Viking Skull – Doom Gloom Heartache and Whiskey

Viking Skull – Doom Gloom Heartache and Whiskey - 2.5/5

Ok, so a break from those unheard of bands, this band – whilst not popular – is certainly not unknown. I first heard their song “Skull Heaven” with the release of their EP Chapter One, and ended up having to import both Chapter Two and Born in Hell. Whilst Born in Hell was everything I wanted from them – gritty, joke-filled songs about drinking too much, sleeping around and generally living the metalheads dream, the release of their second album was a major disappointment, as despite a couple of strong tracks it took on a more serious tone which didn’t work so well, despite often better riffs being present. Both albums cover nothing new with regards to sound, but it was never intended to. Starting out as a side-project of the metalcore band Raging Speedhorn (though as of their second album, completely Speedhorn free), the intention was to make old-school heavy metal and have fun with it.

So that brings us to the third helping of ballsy all out old school heavy metal, opening with “Lets start a War.” This dispenses of an introduction and goes into full-on headbang mode. With the gritty vocals screaming the title of the track, and featuring a solo far more impressive than anything ive heard from them thus far, this started off the album with a real kick, which only harshened the blow when the second track arrived. With a slow, palm muted riff, this sounds content and melancholy. It doesn’t make me want to drink, it doesn’t make me want headbang, it fails to produce the sound desired.

Not all the tracks are this bad though, in particular “in hell” and “In for the kill stand out as well thought out tracks with plenty of attitude. The drumming is largely bland, rarely will I say this, but he needs to use the bass more. Its barely audible, and a nice loud bass drum would work wonders in giving many of the tracks a harder edge. Same goes for the bass guitar, it needs to stand out some more. Its not bad production, its badly done production.

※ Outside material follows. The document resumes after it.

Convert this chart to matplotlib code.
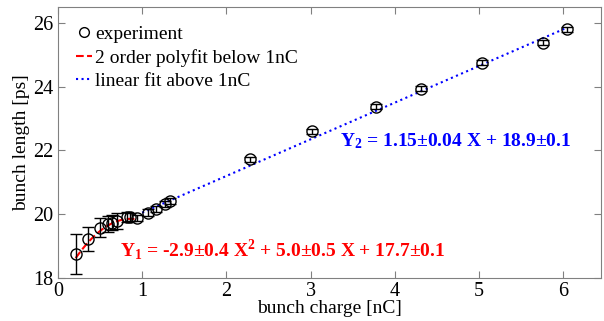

The vocals are as ever consistent, not spectacular but unique and fitting with the sound their trying to create, and the guitarist has improved in the soloing department, creating the best solo’s of the bands career to date, yet the riffs have suffered, and often were turned into a palm muted section followed by a chord or two.

This is an album I really wanted to enjoy – I still love their debut “Born in Hell” – but there are simply too many flaws to warrant a decent mark.